(Stored dataset items)

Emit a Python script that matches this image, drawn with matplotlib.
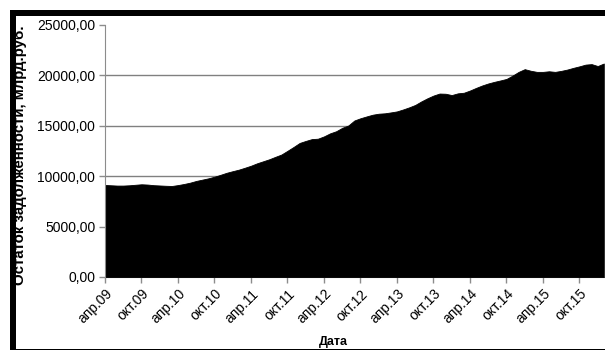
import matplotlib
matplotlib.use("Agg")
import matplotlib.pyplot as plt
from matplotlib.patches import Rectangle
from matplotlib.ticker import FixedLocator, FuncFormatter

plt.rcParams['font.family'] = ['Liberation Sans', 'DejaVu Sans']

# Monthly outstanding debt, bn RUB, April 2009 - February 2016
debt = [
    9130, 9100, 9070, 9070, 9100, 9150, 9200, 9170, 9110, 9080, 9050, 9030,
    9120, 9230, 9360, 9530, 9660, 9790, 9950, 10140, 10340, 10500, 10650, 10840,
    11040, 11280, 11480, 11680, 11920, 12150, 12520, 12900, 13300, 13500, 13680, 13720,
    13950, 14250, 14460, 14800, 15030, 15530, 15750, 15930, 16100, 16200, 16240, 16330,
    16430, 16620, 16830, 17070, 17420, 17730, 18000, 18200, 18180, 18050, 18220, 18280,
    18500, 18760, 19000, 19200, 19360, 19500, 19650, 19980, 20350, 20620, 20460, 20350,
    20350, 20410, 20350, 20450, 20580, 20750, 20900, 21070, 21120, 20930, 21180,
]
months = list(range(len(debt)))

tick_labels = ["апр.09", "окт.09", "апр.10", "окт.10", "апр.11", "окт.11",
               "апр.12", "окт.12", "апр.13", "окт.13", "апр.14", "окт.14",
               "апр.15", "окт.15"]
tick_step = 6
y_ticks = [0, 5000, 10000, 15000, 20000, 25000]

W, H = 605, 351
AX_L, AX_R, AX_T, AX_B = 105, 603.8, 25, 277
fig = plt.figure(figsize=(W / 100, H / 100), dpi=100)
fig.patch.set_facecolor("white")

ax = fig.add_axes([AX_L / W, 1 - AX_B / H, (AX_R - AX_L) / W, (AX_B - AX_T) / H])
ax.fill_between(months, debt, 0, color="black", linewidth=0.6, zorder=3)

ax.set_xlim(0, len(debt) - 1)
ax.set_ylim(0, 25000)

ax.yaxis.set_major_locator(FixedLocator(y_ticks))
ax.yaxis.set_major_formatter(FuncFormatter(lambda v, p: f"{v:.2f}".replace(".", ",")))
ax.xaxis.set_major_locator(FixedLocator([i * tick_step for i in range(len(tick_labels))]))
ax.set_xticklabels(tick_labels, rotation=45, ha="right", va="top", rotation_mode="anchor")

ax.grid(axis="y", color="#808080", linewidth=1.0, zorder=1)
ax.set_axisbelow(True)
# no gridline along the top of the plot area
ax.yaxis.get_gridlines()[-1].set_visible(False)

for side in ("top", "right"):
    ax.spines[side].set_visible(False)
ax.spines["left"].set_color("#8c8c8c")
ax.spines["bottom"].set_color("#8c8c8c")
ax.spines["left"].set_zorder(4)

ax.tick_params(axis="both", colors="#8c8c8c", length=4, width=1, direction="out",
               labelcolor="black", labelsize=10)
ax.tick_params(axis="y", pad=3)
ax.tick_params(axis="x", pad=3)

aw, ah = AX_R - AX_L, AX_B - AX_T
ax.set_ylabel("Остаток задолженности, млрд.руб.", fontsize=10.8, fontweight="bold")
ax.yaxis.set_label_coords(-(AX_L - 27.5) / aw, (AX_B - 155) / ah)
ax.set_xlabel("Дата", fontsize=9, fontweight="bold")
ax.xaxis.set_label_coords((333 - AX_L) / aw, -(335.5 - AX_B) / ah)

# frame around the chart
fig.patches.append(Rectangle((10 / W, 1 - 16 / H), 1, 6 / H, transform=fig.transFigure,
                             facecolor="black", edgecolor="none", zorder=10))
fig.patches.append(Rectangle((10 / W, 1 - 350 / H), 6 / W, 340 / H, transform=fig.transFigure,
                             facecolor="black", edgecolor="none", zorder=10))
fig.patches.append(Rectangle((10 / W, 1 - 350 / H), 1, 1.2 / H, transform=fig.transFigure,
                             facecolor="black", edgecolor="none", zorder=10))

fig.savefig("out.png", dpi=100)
---
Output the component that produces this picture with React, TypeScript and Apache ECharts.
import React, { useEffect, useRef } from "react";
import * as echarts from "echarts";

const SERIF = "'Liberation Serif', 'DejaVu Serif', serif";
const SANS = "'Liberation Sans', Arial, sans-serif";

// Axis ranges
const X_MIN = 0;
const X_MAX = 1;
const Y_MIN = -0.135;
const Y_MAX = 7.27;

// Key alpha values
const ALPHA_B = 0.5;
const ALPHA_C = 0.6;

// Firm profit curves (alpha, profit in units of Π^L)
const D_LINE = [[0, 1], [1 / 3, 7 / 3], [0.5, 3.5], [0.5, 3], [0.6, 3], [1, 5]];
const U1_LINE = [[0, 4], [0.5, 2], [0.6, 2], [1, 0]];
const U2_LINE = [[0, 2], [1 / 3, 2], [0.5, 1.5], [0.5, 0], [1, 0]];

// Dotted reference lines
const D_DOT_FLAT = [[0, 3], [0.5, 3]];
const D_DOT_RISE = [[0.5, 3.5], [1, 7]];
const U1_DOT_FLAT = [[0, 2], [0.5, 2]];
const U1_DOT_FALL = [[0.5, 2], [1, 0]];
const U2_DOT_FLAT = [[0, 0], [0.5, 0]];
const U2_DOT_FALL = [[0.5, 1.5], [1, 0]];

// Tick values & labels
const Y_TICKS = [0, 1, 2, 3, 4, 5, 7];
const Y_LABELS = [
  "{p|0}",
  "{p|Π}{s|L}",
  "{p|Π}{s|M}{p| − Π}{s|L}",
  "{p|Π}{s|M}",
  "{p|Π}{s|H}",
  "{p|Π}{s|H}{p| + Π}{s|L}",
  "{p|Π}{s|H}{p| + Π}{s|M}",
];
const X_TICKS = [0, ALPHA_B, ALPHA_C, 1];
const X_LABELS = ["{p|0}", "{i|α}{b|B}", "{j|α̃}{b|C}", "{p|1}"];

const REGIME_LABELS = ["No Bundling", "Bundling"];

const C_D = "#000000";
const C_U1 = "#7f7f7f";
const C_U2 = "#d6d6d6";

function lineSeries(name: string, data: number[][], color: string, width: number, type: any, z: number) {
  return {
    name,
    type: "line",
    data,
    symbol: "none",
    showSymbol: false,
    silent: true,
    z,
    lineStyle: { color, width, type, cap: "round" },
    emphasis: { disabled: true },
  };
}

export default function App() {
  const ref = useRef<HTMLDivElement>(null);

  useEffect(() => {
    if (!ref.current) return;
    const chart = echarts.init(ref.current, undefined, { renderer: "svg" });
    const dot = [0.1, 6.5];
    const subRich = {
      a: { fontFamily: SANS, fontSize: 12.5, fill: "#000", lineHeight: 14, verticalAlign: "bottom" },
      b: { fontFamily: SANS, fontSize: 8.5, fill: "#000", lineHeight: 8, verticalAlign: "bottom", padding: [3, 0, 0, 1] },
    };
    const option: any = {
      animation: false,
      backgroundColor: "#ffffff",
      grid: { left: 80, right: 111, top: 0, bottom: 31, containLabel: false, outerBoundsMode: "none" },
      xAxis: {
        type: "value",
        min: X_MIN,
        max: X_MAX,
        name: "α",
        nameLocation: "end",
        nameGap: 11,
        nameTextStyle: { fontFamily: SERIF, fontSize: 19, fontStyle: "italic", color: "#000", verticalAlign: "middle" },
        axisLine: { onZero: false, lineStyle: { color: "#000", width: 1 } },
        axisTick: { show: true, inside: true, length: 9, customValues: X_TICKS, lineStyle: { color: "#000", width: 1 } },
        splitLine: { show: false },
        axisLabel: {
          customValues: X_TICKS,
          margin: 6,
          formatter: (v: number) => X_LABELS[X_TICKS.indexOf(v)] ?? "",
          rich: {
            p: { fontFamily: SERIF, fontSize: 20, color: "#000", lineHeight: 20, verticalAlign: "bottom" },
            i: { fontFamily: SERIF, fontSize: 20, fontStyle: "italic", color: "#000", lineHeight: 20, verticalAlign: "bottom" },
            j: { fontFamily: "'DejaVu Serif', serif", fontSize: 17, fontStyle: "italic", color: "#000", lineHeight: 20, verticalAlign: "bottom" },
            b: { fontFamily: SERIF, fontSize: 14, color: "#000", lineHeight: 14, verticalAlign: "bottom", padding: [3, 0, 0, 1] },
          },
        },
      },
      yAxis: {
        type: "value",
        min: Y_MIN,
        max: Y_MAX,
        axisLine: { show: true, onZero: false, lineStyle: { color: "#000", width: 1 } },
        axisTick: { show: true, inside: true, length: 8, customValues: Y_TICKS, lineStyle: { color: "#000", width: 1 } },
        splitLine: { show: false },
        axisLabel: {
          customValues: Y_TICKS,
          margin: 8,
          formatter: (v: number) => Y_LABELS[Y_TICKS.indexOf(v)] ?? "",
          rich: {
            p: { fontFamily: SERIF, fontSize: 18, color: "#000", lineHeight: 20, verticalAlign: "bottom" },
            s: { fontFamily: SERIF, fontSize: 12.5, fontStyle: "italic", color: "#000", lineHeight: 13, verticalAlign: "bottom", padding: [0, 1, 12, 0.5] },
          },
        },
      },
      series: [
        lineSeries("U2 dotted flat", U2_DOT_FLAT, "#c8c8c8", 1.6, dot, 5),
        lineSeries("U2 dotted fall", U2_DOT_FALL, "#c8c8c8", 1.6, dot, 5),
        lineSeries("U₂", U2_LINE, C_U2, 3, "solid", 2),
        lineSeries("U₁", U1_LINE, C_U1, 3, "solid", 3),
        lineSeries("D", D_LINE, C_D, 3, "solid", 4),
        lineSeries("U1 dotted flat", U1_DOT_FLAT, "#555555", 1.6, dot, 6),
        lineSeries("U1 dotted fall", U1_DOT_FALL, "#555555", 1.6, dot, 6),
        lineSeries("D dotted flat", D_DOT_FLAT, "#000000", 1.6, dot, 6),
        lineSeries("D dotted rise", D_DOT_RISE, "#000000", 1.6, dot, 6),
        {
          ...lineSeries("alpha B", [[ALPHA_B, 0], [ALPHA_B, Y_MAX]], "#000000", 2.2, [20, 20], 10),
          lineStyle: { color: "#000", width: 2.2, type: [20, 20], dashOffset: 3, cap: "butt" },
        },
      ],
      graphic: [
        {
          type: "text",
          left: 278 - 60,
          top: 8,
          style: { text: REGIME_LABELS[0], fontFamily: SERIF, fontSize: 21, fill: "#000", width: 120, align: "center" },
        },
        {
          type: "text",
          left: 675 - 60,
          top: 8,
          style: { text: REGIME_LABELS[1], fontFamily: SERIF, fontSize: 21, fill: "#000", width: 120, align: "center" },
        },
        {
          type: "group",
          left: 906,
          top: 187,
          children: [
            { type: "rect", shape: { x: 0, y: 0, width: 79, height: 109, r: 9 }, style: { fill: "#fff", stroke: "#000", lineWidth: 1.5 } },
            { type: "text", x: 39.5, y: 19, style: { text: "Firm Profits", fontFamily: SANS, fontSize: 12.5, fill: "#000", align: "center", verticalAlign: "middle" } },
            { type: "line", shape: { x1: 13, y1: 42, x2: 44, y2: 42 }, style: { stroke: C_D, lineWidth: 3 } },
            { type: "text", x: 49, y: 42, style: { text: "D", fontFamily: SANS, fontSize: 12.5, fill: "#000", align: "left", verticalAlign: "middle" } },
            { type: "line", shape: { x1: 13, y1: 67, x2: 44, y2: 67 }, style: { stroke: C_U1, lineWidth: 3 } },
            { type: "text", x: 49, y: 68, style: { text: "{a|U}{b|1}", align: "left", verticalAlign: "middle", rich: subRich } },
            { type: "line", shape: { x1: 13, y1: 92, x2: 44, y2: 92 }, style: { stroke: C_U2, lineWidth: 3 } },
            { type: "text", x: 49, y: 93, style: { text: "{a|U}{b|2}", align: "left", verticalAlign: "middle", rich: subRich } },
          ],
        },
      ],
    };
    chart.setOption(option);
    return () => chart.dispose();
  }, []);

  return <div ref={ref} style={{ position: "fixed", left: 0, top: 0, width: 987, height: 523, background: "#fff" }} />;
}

* _SET PROBLEM_: Above is a listing; print exactly its lines from the one with "Output the component" through the one with "const U2_LINE = [[0, 2], [1", and no other lines.

* _TASK ANSWER_:
Output the component that produces this picture with React, TypeScript and Apache ECharts.
import React, { useEffect, useRef } from "react";
import * as echarts from "echarts";

const SERIF = "'Liberation Serif', 'DejaVu Serif', serif";
const SANS = "'Liberation Sans', Arial, sans-serif";

// Axis ranges
const X_MIN = 0;
const X_MAX = 1;
const Y_MIN = -0.135;
const Y_MAX = 7.27;

// Key alpha values
const ALPHA_B = 0.5;
const ALPHA_C = 0.6;

// Firm profit curves (alpha, profit in units of Π^L)
const D_LINE = [[0, 1], [1 / 3, 7 / 3], [0.5, 3.5], [0.5, 3], [0.6, 3], [1, 5]];
const U1_LINE = [[0, 4], [0.5, 2], [0.6, 2], [1, 0]];
const U2_LINE = [[0, 2], [1 / 3, 2], [0.5, 1.5], [0.5, 0], [1, 0]];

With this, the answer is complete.